Thanks for the reply...any suggestions/comments anyone?  
3/20/2004 9:26 PM
Two Tone
Those 2 caps don´t make no difference,did you compare the amps with the same tubes and plate current?I have a 70´Orange/Matamp and a 74´Matamp with ´reversed´pre-amp stages,I actually like them much better than any Orange I know,the only mod is the plate resistor of V2a ,390k is way too much,I prefer 100k and the Paul C. mod.My Orange/Matamp has only 420v on the plates,breaks up earlier,which I like
3/21/2004 4:40 PM

Both amps have SED EL-34's in them, both running at about 65% max plate dissipation. The plate voltage is a tad higher in the 70's head (by about 12V), so the specs aren't exactly the same. But they're running as proportional as I could get them.  
Yeah, the 70's head had the PI with the 390K plate resistor. Which I was surprised of because I thought that was just a post '74 thing. The schematics dated '72 that i've seen have a different PI. I guess they used that for a year or 2, and went back to the one with the 390K. I've tried both in my 90's head and I liked the 390K one a bit better. It was more fuzzy, and a bit less dymanic, but seemed to have more punch and a tighter sound.  

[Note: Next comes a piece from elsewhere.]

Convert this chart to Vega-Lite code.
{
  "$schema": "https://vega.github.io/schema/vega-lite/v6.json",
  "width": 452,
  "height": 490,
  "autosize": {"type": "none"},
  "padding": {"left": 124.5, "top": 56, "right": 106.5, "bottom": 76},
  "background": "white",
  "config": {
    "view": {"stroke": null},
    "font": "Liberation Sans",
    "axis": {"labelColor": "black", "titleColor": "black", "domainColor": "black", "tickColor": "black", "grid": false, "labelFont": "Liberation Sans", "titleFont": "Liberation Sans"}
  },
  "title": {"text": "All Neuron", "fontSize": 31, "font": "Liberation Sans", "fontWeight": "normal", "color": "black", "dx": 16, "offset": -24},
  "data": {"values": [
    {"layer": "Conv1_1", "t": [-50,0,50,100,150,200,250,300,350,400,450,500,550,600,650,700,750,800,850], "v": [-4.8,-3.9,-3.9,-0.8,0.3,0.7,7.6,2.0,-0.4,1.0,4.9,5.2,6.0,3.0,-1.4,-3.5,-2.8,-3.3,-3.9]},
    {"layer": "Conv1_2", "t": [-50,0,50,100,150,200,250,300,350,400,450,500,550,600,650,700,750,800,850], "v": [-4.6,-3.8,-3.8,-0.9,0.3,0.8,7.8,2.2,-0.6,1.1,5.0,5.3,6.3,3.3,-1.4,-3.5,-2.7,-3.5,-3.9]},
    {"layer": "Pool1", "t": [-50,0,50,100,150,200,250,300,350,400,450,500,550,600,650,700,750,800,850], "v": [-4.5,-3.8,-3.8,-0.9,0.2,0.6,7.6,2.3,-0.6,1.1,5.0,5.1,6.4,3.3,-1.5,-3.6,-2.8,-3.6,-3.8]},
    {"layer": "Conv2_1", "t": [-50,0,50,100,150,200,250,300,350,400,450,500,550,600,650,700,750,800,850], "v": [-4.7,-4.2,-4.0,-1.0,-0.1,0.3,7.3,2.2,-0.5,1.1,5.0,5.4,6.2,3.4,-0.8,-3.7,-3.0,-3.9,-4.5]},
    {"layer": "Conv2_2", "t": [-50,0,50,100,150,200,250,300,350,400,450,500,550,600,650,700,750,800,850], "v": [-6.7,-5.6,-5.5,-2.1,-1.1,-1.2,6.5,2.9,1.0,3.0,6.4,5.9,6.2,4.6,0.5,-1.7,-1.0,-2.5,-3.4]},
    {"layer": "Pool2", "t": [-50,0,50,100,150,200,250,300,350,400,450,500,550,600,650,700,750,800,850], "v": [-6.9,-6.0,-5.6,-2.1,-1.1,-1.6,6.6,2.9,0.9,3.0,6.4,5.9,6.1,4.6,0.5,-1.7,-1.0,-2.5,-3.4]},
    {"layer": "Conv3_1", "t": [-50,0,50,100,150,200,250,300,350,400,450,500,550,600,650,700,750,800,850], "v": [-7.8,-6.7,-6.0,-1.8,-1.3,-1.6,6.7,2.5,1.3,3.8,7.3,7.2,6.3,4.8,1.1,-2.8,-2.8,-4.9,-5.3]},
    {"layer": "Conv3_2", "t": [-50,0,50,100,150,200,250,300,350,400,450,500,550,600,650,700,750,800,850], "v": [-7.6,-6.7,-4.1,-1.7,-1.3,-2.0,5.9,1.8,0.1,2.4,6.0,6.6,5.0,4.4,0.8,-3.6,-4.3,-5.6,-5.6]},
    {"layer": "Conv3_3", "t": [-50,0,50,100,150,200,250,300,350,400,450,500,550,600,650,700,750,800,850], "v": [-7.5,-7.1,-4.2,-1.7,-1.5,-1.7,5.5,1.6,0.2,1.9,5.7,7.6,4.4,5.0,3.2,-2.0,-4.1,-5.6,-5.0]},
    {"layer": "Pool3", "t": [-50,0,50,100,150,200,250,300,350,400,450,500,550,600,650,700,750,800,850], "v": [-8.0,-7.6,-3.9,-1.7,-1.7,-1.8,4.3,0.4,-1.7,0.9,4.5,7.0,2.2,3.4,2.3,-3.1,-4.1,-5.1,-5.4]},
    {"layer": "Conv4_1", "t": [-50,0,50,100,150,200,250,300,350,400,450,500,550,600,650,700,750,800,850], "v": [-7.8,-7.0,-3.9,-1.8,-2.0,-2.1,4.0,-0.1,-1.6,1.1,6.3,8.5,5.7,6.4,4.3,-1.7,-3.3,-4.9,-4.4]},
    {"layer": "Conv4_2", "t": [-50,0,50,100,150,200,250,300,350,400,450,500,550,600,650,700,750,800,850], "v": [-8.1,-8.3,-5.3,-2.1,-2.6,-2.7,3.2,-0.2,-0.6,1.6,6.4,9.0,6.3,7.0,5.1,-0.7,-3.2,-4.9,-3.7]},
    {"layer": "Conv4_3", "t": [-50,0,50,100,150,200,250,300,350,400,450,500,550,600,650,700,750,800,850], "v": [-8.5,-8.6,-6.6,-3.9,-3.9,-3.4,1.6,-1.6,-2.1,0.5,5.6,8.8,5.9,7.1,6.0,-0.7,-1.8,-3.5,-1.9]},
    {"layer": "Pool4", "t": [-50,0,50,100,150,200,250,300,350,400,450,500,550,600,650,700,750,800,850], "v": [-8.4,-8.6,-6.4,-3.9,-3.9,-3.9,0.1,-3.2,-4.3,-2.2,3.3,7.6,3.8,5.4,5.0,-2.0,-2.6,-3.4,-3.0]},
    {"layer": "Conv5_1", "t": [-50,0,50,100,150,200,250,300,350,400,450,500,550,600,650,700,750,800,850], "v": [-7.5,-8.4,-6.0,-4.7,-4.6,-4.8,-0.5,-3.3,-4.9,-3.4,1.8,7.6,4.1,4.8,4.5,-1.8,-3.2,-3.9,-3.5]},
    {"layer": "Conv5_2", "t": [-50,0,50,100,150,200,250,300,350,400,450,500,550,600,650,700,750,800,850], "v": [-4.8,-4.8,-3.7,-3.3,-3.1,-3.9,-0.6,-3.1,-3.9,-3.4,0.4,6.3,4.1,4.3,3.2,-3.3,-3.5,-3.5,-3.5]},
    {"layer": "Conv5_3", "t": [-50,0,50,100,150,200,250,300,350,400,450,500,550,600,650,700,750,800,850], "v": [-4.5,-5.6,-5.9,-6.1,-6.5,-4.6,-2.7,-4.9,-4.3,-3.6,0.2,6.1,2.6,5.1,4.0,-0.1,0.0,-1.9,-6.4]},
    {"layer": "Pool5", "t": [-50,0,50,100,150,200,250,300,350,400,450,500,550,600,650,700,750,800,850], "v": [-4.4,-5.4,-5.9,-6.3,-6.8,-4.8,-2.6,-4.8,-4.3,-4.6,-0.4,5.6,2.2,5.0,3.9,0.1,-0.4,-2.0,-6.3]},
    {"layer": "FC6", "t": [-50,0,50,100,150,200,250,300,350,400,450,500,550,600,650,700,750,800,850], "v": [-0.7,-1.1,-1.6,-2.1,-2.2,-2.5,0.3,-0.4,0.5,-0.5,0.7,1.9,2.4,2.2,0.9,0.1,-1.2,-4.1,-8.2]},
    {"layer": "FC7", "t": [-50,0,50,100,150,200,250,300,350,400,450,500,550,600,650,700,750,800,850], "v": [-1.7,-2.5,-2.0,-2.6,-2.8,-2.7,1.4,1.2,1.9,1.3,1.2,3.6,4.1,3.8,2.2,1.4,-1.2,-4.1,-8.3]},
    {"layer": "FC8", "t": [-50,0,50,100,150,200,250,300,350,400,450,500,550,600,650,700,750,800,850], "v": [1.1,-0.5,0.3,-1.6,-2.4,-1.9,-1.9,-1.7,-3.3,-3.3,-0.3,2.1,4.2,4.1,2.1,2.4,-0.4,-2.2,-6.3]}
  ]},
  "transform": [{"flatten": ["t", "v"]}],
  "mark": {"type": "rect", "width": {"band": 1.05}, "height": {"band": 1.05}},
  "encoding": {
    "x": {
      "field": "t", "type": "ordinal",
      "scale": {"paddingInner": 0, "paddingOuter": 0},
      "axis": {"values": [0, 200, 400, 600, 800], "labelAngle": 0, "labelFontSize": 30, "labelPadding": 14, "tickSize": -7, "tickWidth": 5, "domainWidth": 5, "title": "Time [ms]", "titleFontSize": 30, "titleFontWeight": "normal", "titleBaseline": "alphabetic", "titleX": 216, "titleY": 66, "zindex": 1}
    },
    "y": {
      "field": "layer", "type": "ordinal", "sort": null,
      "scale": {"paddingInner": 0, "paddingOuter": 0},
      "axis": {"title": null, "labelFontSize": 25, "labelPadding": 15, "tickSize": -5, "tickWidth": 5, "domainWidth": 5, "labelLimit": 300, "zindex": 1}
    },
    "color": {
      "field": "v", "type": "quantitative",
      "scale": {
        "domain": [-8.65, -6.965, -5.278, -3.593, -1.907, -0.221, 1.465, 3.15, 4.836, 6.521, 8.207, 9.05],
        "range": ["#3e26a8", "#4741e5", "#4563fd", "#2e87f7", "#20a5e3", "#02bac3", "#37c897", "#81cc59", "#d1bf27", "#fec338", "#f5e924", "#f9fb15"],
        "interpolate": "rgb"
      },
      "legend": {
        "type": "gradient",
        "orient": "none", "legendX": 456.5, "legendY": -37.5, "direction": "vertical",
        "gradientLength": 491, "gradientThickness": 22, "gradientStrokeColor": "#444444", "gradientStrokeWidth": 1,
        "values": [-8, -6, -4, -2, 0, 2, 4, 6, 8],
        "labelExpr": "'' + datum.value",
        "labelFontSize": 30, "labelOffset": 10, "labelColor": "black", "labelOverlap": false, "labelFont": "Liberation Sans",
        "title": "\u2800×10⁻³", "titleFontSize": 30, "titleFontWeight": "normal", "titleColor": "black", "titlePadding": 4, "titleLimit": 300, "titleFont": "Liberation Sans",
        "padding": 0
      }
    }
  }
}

At any rate, do you think that head may need a recap?  
It had been sitting a while before it came to me. I wasn't really getting any hum. But for the first hour or so, if I REALLY cranked it, you could hear the voltage swing dropping. It would take a second to catch up. That went away just from rocking it at high volumes for about an hour and it's been flawless ever since. My meter isn't strong enough to measure the big electrolytics to see how far they've drifted. But the amp is either a '70 or a '71 and every component in it is original. In cluding the filter caps.  
I'd hate to track down the 100mfd 500V cans, and fork over another $50-60 and do all that work, and still have it sound not up to par.